You might wonder why that is a problem… well, that web site now has a copy of your code. Do they keep it? What terms and conditions were on that site? Many of them may claim ownership of the data submitted; has your developer now given away that code, just for the benefit of having it nicely formatted?
Even if the T&Cs are good, has the site ever been breached? How can you be sure there isn’t a bad guy on that service stealing data?
Then there’s third party repository services; developers may pull down modules or libraries from docker, or nodejs, or CPAN or… These services may not be reliable (leftpad anyone?), or have rogue code added, and can lead to non-repeatable builds.
How can you manage this if you don’t even know what is in use?
The first step is to identify what your teams are doing; what 928 services are being accessed. Then identify which of these may be considered high risk (eg T&Cs that you don’t like; poor reputation) and then start blocking them at your border. You do force people to go via proxies, don’t you?
This starts to sound like a lot of work and is likely an area worth purchasing a service to handle; these can take your proxy logs and identify who is accessing what, whether it’s mostly downloads or if there are large uploads (which could identify data exfiltration), and provide reports on your risk posture. (And this can also help with the shadow IT PaaS issue, mentioned earlier).
Ultimately you may wish to create inhouse alternatives; if you find lots of people hitting code formatting sites then create your own! Create your own code repository service that has curated library/code modules so you’re not dependent on external services. Perhaps find a service provider that does what the adhoc service does and enter into a managed agreement.
Conclusion
There’s no one size fits all solution to managing a cloud inventory. For managed services this can be done via central IT tooling (IaaS) or identified service agreements (SaaS); we need to change our technology processes to handle the more dynamic nature of the environments, but we can deal with this in various ways (e.g. dedicate a VPC to an application? Then it doesn’t matter so much about VM spinup/spindown; all VMs inside that VPC are dedicated to the app)

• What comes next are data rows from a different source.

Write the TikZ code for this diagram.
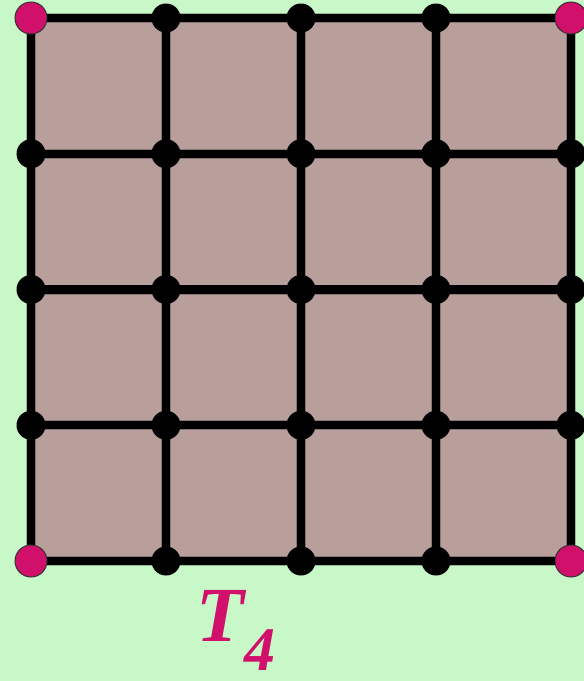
\documentclass[tikz,border=0pt]{standalone}
\usepackage{fontspec}
\setmainfont{Liberation Serif}
\usetikzlibrary{calc}
\definecolor{mintbg}{HTML}{C8F8C8}
\definecolor{tile}{HTML}{B89F9C}
\definecolor{rose}{HTML}{D0106A}
\tikzset{
  edge/.style={line width=4.2pt,black},
  edgeshade/.style={line width=5pt,black,opacity=0.25},
  vert/.style={circle,fill=black,inner sep=0pt,minimum size=14.5pt},
  corner/.style={circle,fill=rose,draw=black!80,line width=0.5pt,inner sep=0pt,minimum size=16pt},
  lbl/.style={font=\fontsize{39}{40}\selectfont\bfseries\itshape,text=rose,inner sep=0pt},
}
\begin{document}
\begin{tikzpicture}[x=0.5pt,y=-0.5pt]
\fill[mintbg] (0,0) rectangle (584,681);
\useasboundingbox (0,0) rectangle (584,681);
% grid points
\foreach \i in {0,...,4}
  \foreach \j in {0,...,4}
    \coordinate (p-\i-\j) at ({31+135*\i},{18+135.75*\j});
\fill[tile] (p-0-0) rectangle (p-4-4);
% soft shadow of the lines
\begin{scope}[shift={(3,4)}]
\foreach \i in {0,...,4}{
  \draw[edgeshade] (p-\i-0) -- (p-\i-4);
  \draw[edgeshade] (p-0-\i) -- (p-4-\i);
}
\end{scope}
\foreach \i in {0,...,4}{
  \draw[edge] (p-\i-0) -- (p-\i-4);
  \draw[edge] (p-0-\i) -- (p-4-\i);
}
\foreach \i in {0,...,4}
  \foreach \j in {0,...,4}
    \node[vert] (v-\i-\j) at (p-\i-\j) {};
\foreach \i/\j in {0/0,4/0,0/4,4/4}
  \node[corner] (c-\i-\j) at (p-\i-\j) {};
\node[lbl,anchor=base west] (name) at (196,641) {T\raisebox{-14.5pt}{\fontsize{31}{31}\selectfont 4}};
\end{tikzpicture}
\end{document}
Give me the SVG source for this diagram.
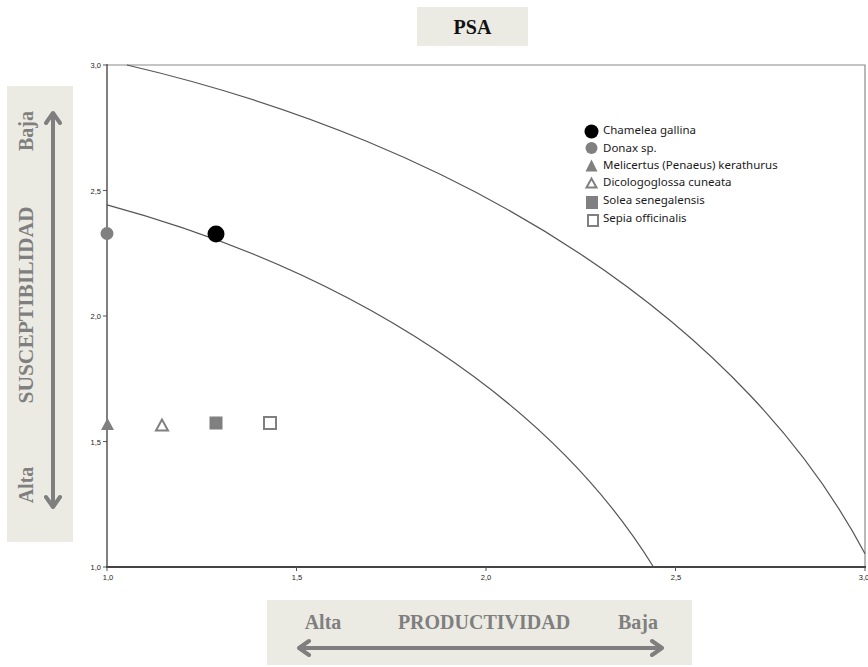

The bigger gap is the unmanaged SaaS footprint. The first step is identification. The second is control. This can be made easier with strong egress controls on your environment, forcing traffic to go through choke and monitoring points. You want to do this for Data Loss Prevention, malware scanning, blocking phishing sites and so on; the same infrastructure can be used to detect and limit risking SaaS usage… and to keep an inventory of what SaaS services are in use!